The Delhi bench of Income Tax Appellate Tribunal (ITAT) has recently held that commission paid to US sales agents for selling products in the US should not be disallowed under Section 40(a)(i) of the Income Tax Act, 1961.
Assessee Sunbeam Auto Ltd. is a private limited company engaged in the business of manufacturing automotive die cast components, IC engine parts and pistons for two wheelers and four wheelers.
After filing the return, the assessee case was selected for scrutiny and assessment was completed under Section 143(3) of the Income Tax Act along with disallowing the foreign commission paid to the non-resident agent who worked for assessee for selling products in the US.
Aggrieved assessee filed appeal before the CIT (A). The CIT (A) confirmed the action of AO. Thereafter, the assessee filed a second appeal before the tribunal.

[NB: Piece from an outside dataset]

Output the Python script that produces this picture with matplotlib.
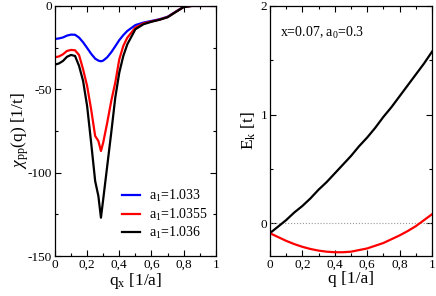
import matplotlib
matplotlib.use("Agg")
import matplotlib.pyplot as plt
from matplotlib.ticker import MultipleLocator, FuncFormatter

plt.rcParams['font.family'] = ['Liberation Serif', 'DejaVu Serif']
plt.rcParams['mathtext.fontset'] = 'custom'
plt.rcParams['mathtext.rm'] = 'Liberation Serif'
plt.rcParams['mathtext.it'] = 'Liberation Serif:italic'
plt.rcParams['axes.unicode_minus'] = False

# ---- left panel data: chi_pp(q) ----
qx = [0, 0.025, 0.05, 0.075, 0.1, 0.125, 0.15, 0.175, 0.2, 0.225, 0.25, 0.27,
      0.286, 0.3, 0.325, 0.35, 0.375, 0.4, 0.425, 0.45, 0.5, 0.55, 0.6, 0.65,
      0.7, 0.75, 0.8, 0.85, 0.9, 0.95, 1.0]
chi_1033 = [-19.8, -19.5, -18.9, -17.8, -17.2, -17.3, -19.0, -21.8, -25.2, -28.7,
            -31.6, -32.8, -33.2, -32.8, -30.8, -27.8, -24.2, -20.5, -17.5, -15.0,
            -11.5, -10.0, -9.0, -8.0, -6.5, -3.5, -0.5, 0, 0, 0, 0]
chi_10355 = [-30.8, -30.3, -29.0, -27.0, -26.4, -26.6, -29.5, -38.0, -48.0, -62.0,
             -78.0, -81.0, -87.0, -82.0, -70.0, -57.0, -46.0, -32.0, -24.0, -19.0,
             -13.0, -10.5, -9.3, -8.2, -6.7, -3.6, -0.6, 0, 0, 0, 0]
chi_1036 = [-35.2, -34.5, -33.0, -30.5, -29.4, -30.0, -36.0, -45.0, -60.0, -82.0,
            -105.0, -114.0, -127.0, -116.0, -96.0, -76.0, -55.0, -40.0, -30.0, -23.0,
            -14.0, -11.0, -9.5, -8.3, -6.8, -3.7, -0.7, 0, 0, 0, 0]
labels_left = ['a$_1$=1.033', 'a$_1$=1.0355', 'a$_1$=1.036']

# ---- right panel data: E_k(q) ----
q = [0, 0.05, 0.1, 0.15, 0.2, 0.25, 0.3, 0.35, 0.4, 0.45, 0.5, 0.55, 0.6, 0.65,
     0.7, 0.75, 0.8, 0.85, 0.9, 0.95, 1.0]
E_black = [-0.09, -0.03, 0.03, 0.10, 0.16, 0.23, 0.31, 0.38, 0.46, 0.54, 0.62,
           0.71, 0.79, 0.88, 0.98, 1.07, 1.17, 1.27, 1.37, 1.47, 1.58]
E_red = [-0.09, -0.125, -0.16, -0.19, -0.215, -0.235, -0.25, -0.26, -0.265, -0.265,
         -0.26, -0.245, -0.23, -0.205, -0.18, -0.145, -0.11, -0.07, -0.025, 0.03, 0.085]

fig = plt.figure(figsize=(4.36, 2.96), dpi=100)
ax1 = fig.add_axes([0.126, 0.135, 0.369, 0.845])
ax2 = fig.add_axes([0.619, 0.135, 0.372, 0.845])

comma = FuncFormatter(lambda v, p: ('%g' % round(v, 6)).replace('.', ','))

for ax in (ax1, ax2):
    ax.tick_params(which='both', direction='in', top=True, right=True, labelsize=9.5,
                   pad=2)
    ax.tick_params(which='major', length=4.5, width=0.8)
    ax.tick_params(which='minor', length=2.5, width=0.8)
    ax.xaxis.set_major_locator(MultipleLocator(0.2))
    ax.xaxis.set_minor_locator(MultipleLocator(0.1))
    ax.xaxis.set_major_formatter(comma)
    ax.set_xlim(0, 1)
    for s in ax.spines.values():
        s.set_linewidth(0.9)

lw = 1.6
ax1.plot(qx, chi_1033, color='#0000ff', lw=lw, label=labels_left[0])
ax1.plot(qx, chi_10355, color='#ff0000', lw=lw, label=labels_left[1])
ax1.plot(qx, chi_1036, color='black', lw=lw, label=labels_left[2])
ax1.set_ylim(-150, 0)
ax1.yaxis.set_major_locator(MultipleLocator(50))
ax1.yaxis.set_minor_locator(MultipleLocator(25))
ax1.set_xlabel('q$_{\\rm x}$ [1/a]', fontsize=12.5, labelpad=0)
ax1.set_ylabel('$\\chi_{\\rm pp}$(q) [1/t]', fontsize=12.5, labelpad=-2)
ax1.legend(loc='lower right', bbox_to_anchor=(1.0, 0.025), frameon=False, fontsize=10,
           handlelength=1.3, handletextpad=0.6, labelspacing=0.2, borderaxespad=0.2)

ax2.axhline(0, color='#999999', lw=0.8, ls=':')
ax2.plot(q, E_black, color='black', lw=lw)
ax2.plot(q, E_red, color='#ff0000', lw=lw)
ax2.set_ylim(-0.3, 2)
ax2.yaxis.set_major_locator(MultipleLocator(1))
ax2.yaxis.set_minor_locator(MultipleLocator(0.5))
ax2.set_xlabel('q [1/a]', fontsize=12.5, labelpad=0)
ax2.set_ylabel('E$_{\\rm k}$ [t]', fontsize=12.5, labelpad=2)
ax2.text(0.06, 0.89, 'x=0.07, a$_0$=0.3', transform=ax2.transAxes, fontsize=10,
         ha='left', va='center')

fig.savefig('out.png', dpi=100)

Shashi M Kapila-counsel for the assessee submitted that assessee has paid commission to these two agents under the same agreement since Assessment Year 2004-05 which has been allowed in assessments framed under Section 143(3) of the Income Tax Act for Assessment Year 2005-06 to Assessment Year 2010-11.
It was also submitted that, since the sales agents rendered services outside India and that they had no ‘business connection’ or PE and that they are tax residents of the USA, the payments made and remitted directly to them in foreign exchange are not taxable under the provisions of India-USA DTAA.
Umesh Takyar, counsel for the revenue submitted that services provided by the said parties fall within the purview of Fees for Technical Services or FTS as per Section 9(1)(vii) of the Income Tax Act and Fees for Included Services as per Article 12(4) of India-USA DTAA. .
As per the above provisions, assessee is liable to deduct tax under Section 195 but assessee failed to do. Hence disallowance under Section 40(a)(i) of the Act has been passed by the AO.
The tribunal relied upon the decision of the case Panolfa Autoelektrik observed that “commission paid by the assessee to its foreign agent for arranging of export sales and recovery of payment could not regarded as fees for technical services under section 9(1)(vii) of the Act”. This decision entirely applies to the facts of the assessee’s case.
It was also observed that there is no information relating to the nature of technical, managerial or consultancy services provided by any of the two agents to the assessee. Revenue did not record any such information.
The foreign agents are appointed for arranging of export sales and recovery of payments on commission basis.
Finally, the two-member bench of G.S. Pannu, (President) and Astha Chandra, (Judicial Member) allowed the appeal filed by the assessee and held that disallowance under Section 40(a)(i) of the Act made by the AO and then confirmed by the CIT(A) is not sustainable.